A less-obvious implication is the potential for the ASR to compress share-supply liquidity in the short term, leading to asymmetric price moves if macro headlines or sector flows turn positive. Tactical desks should therefore watch ASR execution cadence and be prepared for episodic volatility. In valuation terms, investors should isolate the mechanical EPS uplift from the ASR when calculating recurring earnings power; our models treat the ASR as a financing event with a one-time benefit and stress recurring margins independently.
Longer term, the company’s ability to translate the 2026 targets into durable, higher-quality earnings will determine re-rating potential. If management can demonstrably convert margin initiatives into structural improvements and sustain mid-single-digit revenue growth, multiples could expand. Conversely, if EPS gains are dominated by buyback mechanics and nonrecurring items, valuation should reflect lower sustainability. Institutional readers can incorporate these considerations into scenario analyses using the Fazen Markets modeling templates referenced above.
FAQ
Q: How material is a $275 million ASR for DuPont relative to its expected 2026 cash flow? A: While DuPont did not publish a free-cash-flow figure alongside the May 5, 2026 guidance, a $275 million ASR typically represents a tactical but manageable portion of annual operating cash flow for a company of DuPont’s scale. Investors should cross-check the ASR against trailing twelve-month free cash flow and projected 2026 cash generation to quantify the percentage of cash deployment; absent that internal figure, treat the ASR as a material but non-structural allocation.
Q: Will the ASR change DuPont’s dividend policy or M&A appetite? A: The announcement focused on near-term capital return via the ASR and did not explicitly revise dividend policy or future M&A intent. Historically, companies use ASRs to expedite repurchases without committing to sustained repurchase levels; therefore, the ASR should not be interpreted as a permanent increase in returns or as precluding opportunistic M&A. Monitoring subsequent quarterly calls for updated language on dividends and strategic M&A is recommended.
Q: How should investors separate one-time EPS effects from operational improvement?

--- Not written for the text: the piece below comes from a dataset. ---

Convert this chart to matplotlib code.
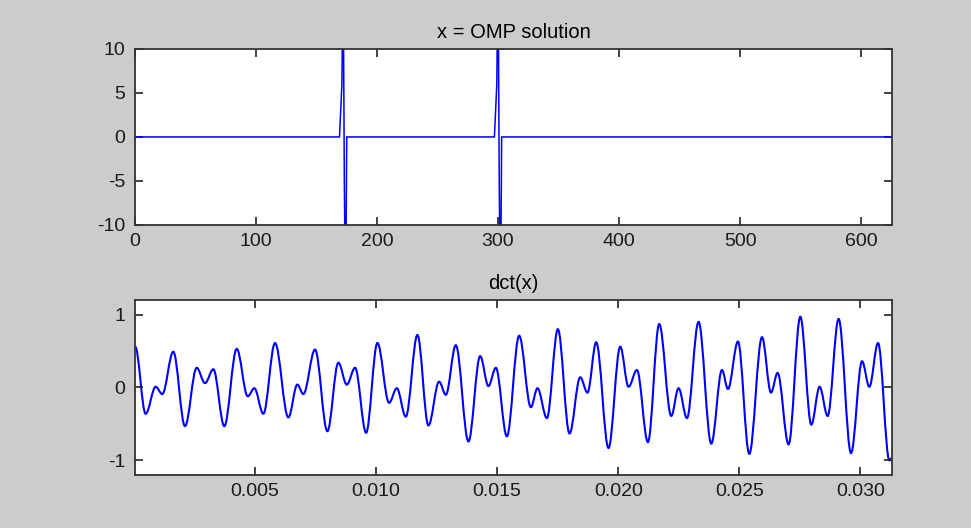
import matplotlib.pyplot as plt
import numpy as np
from matplotlib.path import Path
from matplotlib.patches import PathPatch

# top panel: sparse OMP solution, nonzero entries
n_samples = 626
spike_idx = [170, 171, 172, 173, 174, 298, 299, 300, 301, 302]
spike_val = [3.0, 6.0, 20.0, -5.0, -20.0, 3.0, 6.0, 20.0, -5.0, -20.0]

# bottom panel: dct(x), traced turning points (time in s, value)
t_dct = [0.00005, 0.000483, 0.000897, 0.001169, 0.001624, 0.002107, 0.002591,
         0.002934, 0.003277, 0.003731, 0.004244, 0.004698, 0.004971, 0.005343,
         0.005826, 0.006376, 0.006748, 0.006996, 0.007479, 0.007988, 0.008442,
         0.008789, 0.009132, 0.009587, 0.010054, 0.010537, 0.010855, 0.011227,
         0.011707, 0.012161, 0.012603, 0.012880, 0.013293, 0.013814, 0.014298,
         0.014640, 0.014946, 0.015401, 0.015909, 0.016393, 0.016665, 0.017054,
         0.017508, 0.017988, 0.018430, 0.018731, 0.019091, 0.019599, 0.020083,
         0.020426, 0.020773, 0.021227, 0.021694, 0.022190, 0.022492, 0.022839,
         0.023318, 0.023843, 0.024285, 0.024533, 0.024946, 0.025413, 0.025938,
         0.026310, 0.026583, 0.027037, 0.027521, 0.027975, 0.028318, 0.028649,
         0.029103, 0.029616, 0.030070, 0.030372, 0.030731, 0.031200, 0.031300]
v_dct = [0.56, -0.36, 0.01, -0.09, 0.49, -0.53, 0.27,
         0.06, 0.25, -0.53, 0.53, -0.12, -0.01, -0.36,
         0.61, -0.41, 0.04, -0.09, 0.52, -0.60, 0.34,
         0.04, 0.27, -0.62, 0.61, -0.21, -0.01, -0.40,
         0.72, -0.52, 0.08, -0.10, 0.58, -0.74, 0.43,
         0.02, 0.27, -0.67, 0.71, -0.27, -0.01, -0.42,
         0.80, -0.63, 0.14, -0.07, 0.62, -0.83, 0.56,
         0.01, 0.24, -0.75, 0.87, -0.39, -0.01, -0.42,
         0.90, -0.77, 0.24, -0.02, 0.63, -0.91, 0.69,
         -0.07, 0.20, -0.78, 0.97, -0.51, 0.01, -0.39,
         0.94, -0.90, 0.36, 0.01, 0.61, -1.00, -0.97]

plt.rcParams['font.family'] = ['Liberation Sans', 'DejaVu Sans']
plt.rcParams['font.size'] = 14
plt.rcParams['axes.unicode_minus'] = False


def turning_point_path(ts, vs):
    # join turning points with flat-tangent cubic segments
    verts = [(ts[0], vs[0])]
    codes = [Path.MOVETO]
    for i in range(1, len(ts)):
        dt = (ts[i] - ts[i - 1]) / 2.8
        verts += [(ts[i - 1] + dt, vs[i - 1]), (ts[i] - dt, vs[i]), (ts[i], vs[i])]
        codes += [Path.CURVE4] * 3
    return Path(verts, codes)


x = np.zeros(n_samples)
x[spike_idx] = spike_val
n = np.arange(n_samples)

fig = plt.figure(figsize=(9.71, 5.28), dpi=100, facecolor='#cccccc')
ax1 = fig.add_axes([0.139, 0.574, 0.7797, 0.3333])
ax2 = fig.add_axes([0.139, 0.1004, 0.7797, 0.3314])

ax1.plot(n, x, color='#0000ff', lw=1.1)
ax1.set_xlim(0, 625.6)
ax1.set_ylim(-10, 10)
ax1.set_xticks([0, 100, 200, 300, 400, 500, 600])
ax1.set_yticks([-10, -5, 0, 5, 10])
ax1.set_title('x = OMP solution', fontsize=14.5, pad=8)

ax2.add_patch(PathPatch(turning_point_path(t_dct, v_dct), facecolor='none',
                        edgecolor='#0000ff', lw=1.5))
ax2.set_xlim(0.0000413, 0.03131)
ax2.set_ylim(-1.2, 1.2)
ax2.set_xticks([0.005, 0.010, 0.015, 0.020, 0.025, 0.030])
ax2.set_xticklabels(['0.005', '0.010', '0.015', '0.020', '0.025', '0.030'])
ax2.set_yticks([-1, 0, 1])
ax2.set_title('dct(x)', fontsize=14.5, pad=8)

for ax in (ax1, ax2):
    ax.set_facecolor('white')
    ax.tick_params(direction='in', length=6, width=1.2, top=True, right=True,
                   colors='#222222', labelcolor='#1a1a1a')
    ax.tick_params(axis='x', pad=6)
    ax.tick_params(axis='y', pad=7)
    for sp in ax.spines.values():
        sp.set_color('#333333')
        sp.set_linewidth(1.3)

fig.savefig('out.png', dpi=100, facecolor=fig.get_facecolor())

A: Modelers should run two-track scenarios: (1) a recurring-earnings track that strips out the ASR and any nonrecurring items to estimate sustainable EPS, and (2) a reported-earnings track that includes ASR-driven share-count reduction. Comparing both tracks highlights the sustainability of EPS and informs valuation multiple selection.
Bottom Line
DuPont’s May 5, 2026 guidance — $7.185 billion in net sales, $2.35–$2.40 adjusted EPS, and a $275 million ASR — provides discrete inputs for near-term modeling but leaves sustainability questions to be resolved by execution. Investors should isolate mechanical EPS effects from operational improvement when assessing valuation and risk.
Disclaimer: This article is for informational purposes only and does not constitute investment advice.